[Charts and diagrams as code]
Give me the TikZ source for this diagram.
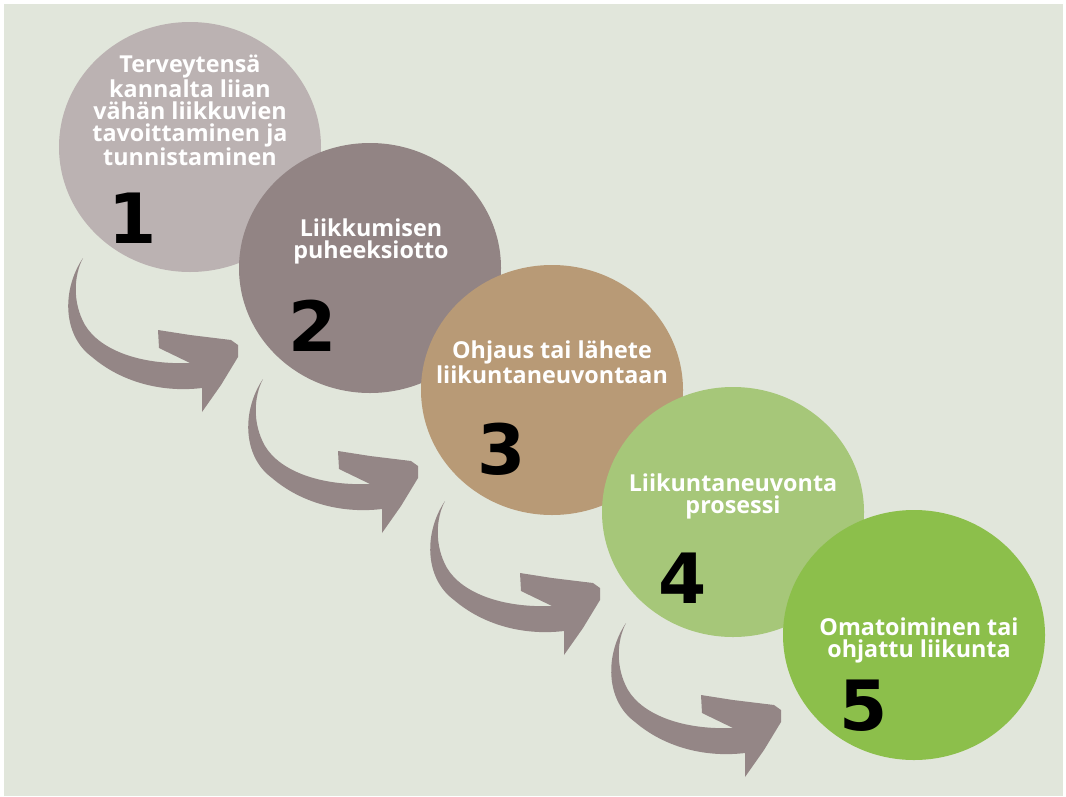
\documentclass[tikz,border=0pt]{standalone}
\usepackage{fontspec}
\usepackage{tikz}
\usetikzlibrary{shapes.geometric}
\newfontfamily\stepfont{Open Sans}
\newfontfamily\numfont{DejaVu Sans}
\definecolor{bggreen}{HTML}{E1E6DB}
\definecolor{stepA}{HTML}{BBB2B2}
\definecolor{stepB}{HTML}{928484}
\definecolor{stepC}{HTML}{B89A76}
\definecolor{stepD}{HTML}{A6C779}
\definecolor{stepE}{HTML}{8CBF4B}
\definecolor{arrowgray}{HTML}{948686}

\begin{document}
\begin{tikzpicture}[x=0.75pt, y=-0.75pt,
    stage/.style={ellipse, minimum width=196.5pt, minimum height=187.5pt, inner sep=0},
    stagetext/.style={align=center, inner sep=0, text=white,
      font={\stepfont\bfseries\fontsize{17.5}{16.5}\selectfont}},
    stagenum/.style={inner sep=0, font={\numfont\bfseries\fontsize{52}{52}\selectfont}},
    bendarrow/.style={fill=arrowgray}]
    % Background
    \useasboundingbox (0,0) rectangle (1066,796);
    \fill[white] (0,0) rectangle (1066,796);
    \fill[bggreen] (4,4) rectangle (1063,796);
    % Circles
    \node[stage, fill=stepA] (c1) at (190,147) {};
    \node[stage, fill=stepB] (c2) at (370,268) {};
    \node[stage, fill=stepC] (c3) at (552,390) {};
    \node[stage, fill=stepD] (c4) at (733,512) {};
    \node[stage, fill=stepE] (c5) at (914,635) {};
    % Curved arrows
    \foreach \c in {c1,c2,c3,c4}
      \fill[bendarrow, shift={(\c.center)}] (-107,111)
        .. controls (-128,142) and (-128,188) .. (-98,210)
        .. controls (-70,234) and (-30,246) .. (12,241)
        -- (12,265) -- (31,238) -- (48,210) -- (48,198) -- (41,193)
        -- (0,188) -- (-32,183) -- (-31,201) -- (0,216)
        .. controls (-50,218) and (-90,203) .. (-105,178)
        .. controls (-118,155) and (-116,128) .. cycle;
    % Texts
    \node[stagetext] (t1) at (190,110.5) {Terveytensä\\kannalta liian\\vähän liikkuvien\\tavoittaminen ja\\tunnistaminen};
    \node[stagetext] (t2) at (371,241) {Liikkumisen\\puheeksiotto};
    \node[stagetext] (t3) at (552,362.5) {Ohjaus tai lähete\\liikuntaneuvontaan};
    \node[stagetext] (t4) at (733,496) {Liikuntaneuvonta\\prosessi};
    \node[stagetext] (t5) at (919,640) {Omatoiminen tai\\ohjattu liikunta};
    % Numbers
    \node[stagenum] (n1) at (133,218) {1};
    \node[stagenum] (n2) at (313,326) {2};
    \node[stagenum] (n3) at (502,449) {3};
    \node[stagenum] (n4) at (683,578) {4};
    \node[stagenum] (n5) at (864,706) {5};
\end{tikzpicture}
\end{document}
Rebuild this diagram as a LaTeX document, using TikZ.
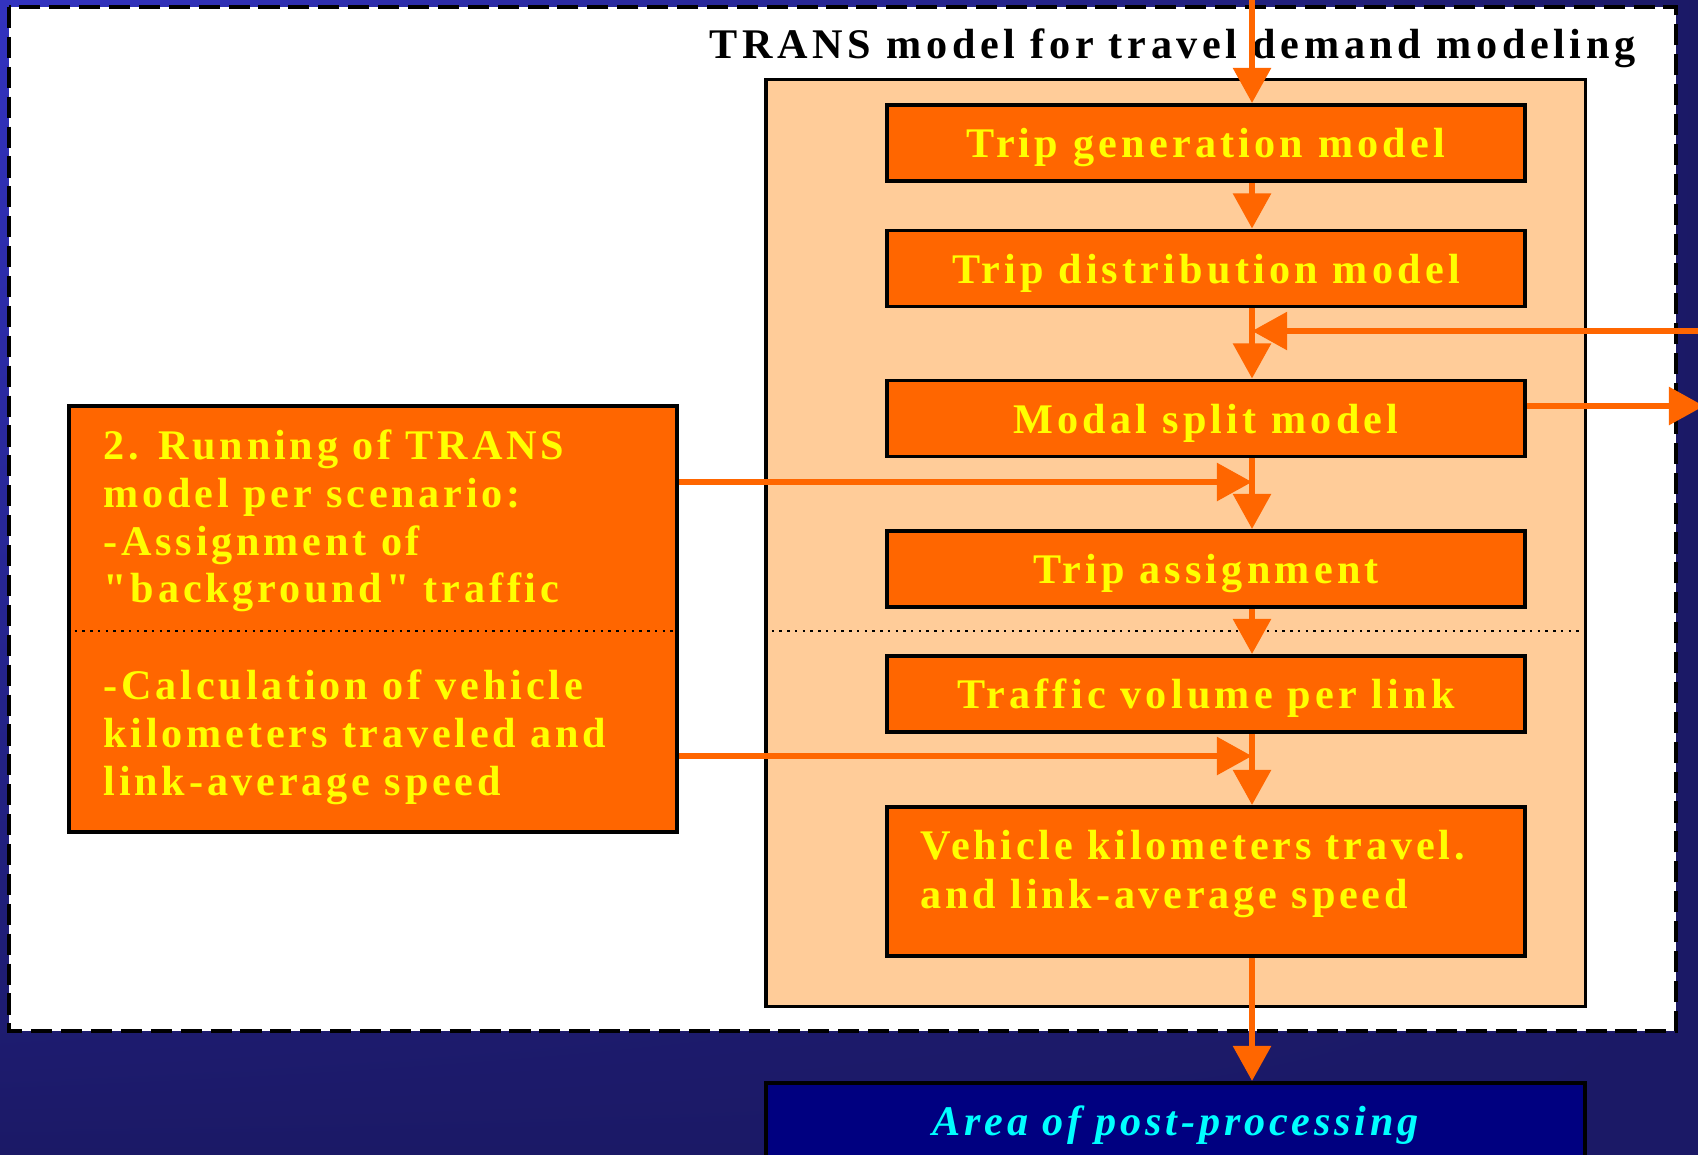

The task:
Reproduce all of the data exactly; the pictures do not belong in the copy.

Task solution:
Give me the TikZ source for this diagram.
\documentclass[tikz,border=0pt]{standalone}
\usepackage{fontspec}
\usepackage{tikz}
\usetikzlibrary{shapes.geometric}
\newfontfamily\stepfont{Open Sans}
\newfontfamily\numfont{DejaVu Sans}
\definecolor{bggreen}{HTML}{E1E6DB}
\definecolor{stepA}{HTML}{BBB2B2}
\definecolor{stepB}{HTML}{928484}
\definecolor{stepC}{HTML}{B89A76}
\definecolor{stepD}{HTML}{A6C779}
\definecolor{stepE}{HTML}{8CBF4B}
\definecolor{arrowgray}{HTML}{948686}

\begin{document}
\begin{tikzpicture}[x=0.75pt, y=-0.75pt,
    stage/.style={ellipse, minimum width=196.5pt, minimum height=187.5pt, inner sep=0},
    stagetext/.style={align=center, inner sep=0, text=white,
      font={\stepfont\bfseries\fontsize{17.5}{16.5}\selectfont}},
    stagenum/.style={inner sep=0, font={\numfont\bfseries\fontsize{52}{52}\selectfont}},
    bendarrow/.style={fill=arrowgray}]
    % Background
    \useasboundingbox (0,0) rectangle (1066,796);
    \fill[white] (0,0) rectangle (1066,796);
    \fill[bggreen] (4,4) rectangle (1063,796);
    % Circles
    \node[stage, fill=stepA] (c1) at (190,147) {};
    \node[stage, fill=stepB] (c2) at (370,268) {};
    \node[stage, fill=stepC] (c3) at (552,390) {};
    \node[stage, fill=stepD] (c4) at (733,512) {};
    \node[stage, fill=stepE] (c5) at (914,635) {};
    % Curved arrows
    \foreach \c in {c1,c2,c3,c4}
      \fill[bendarrow, shift={(\c.center)}] (-107,111)
        .. controls (-128,142) and (-128,188) .. (-98,210)
        .. controls (-70,234) and (-30,246) .. (12,241)
        -- (12,265) -- (31,238) -- (48,210) -- (48,198) -- (41,193)
        -- (0,188) -- (-32,183) -- (-31,201) -- (0,216)
        .. controls (-50,218) and (-90,203) .. (-105,178)
        .. controls (-118,155) and (-116,128) .. cycle;
    % Texts
    \node[stagetext] (t1) at (190,110.5) {Terveytensä\\kannalta liian\\vähän liikkuvien\\tavoittaminen ja\\tunnistaminen};
    \node[stagetext] (t2) at (371,241) {Liikkumisen\\puheeksiotto};
    \node[stagetext] (t3) at (552,362.5) {Ohjaus tai lähete\\liikuntaneuvontaan};
    \node[stagetext] (t4) at (733,496) {Liikuntaneuvonta\\prosessi};
    \node[stagetext] (t5) at (919,640) {Omatoiminen tai\\ohjattu liikunta};
    % Numbers
    \node[stagenum] (n1) at (133,218) {1};
    \node[stagenum] (n2) at (313,326) {2};
    \node[stagenum] (n3) at (502,449) {3};
    \node[stagenum] (n4) at (683,578) {4};
    \node[stagenum] (n5) at (864,706) {5};
\end{tikzpicture}
\end{document}
Rebuild this diagram as a LaTeX document, using TikZ.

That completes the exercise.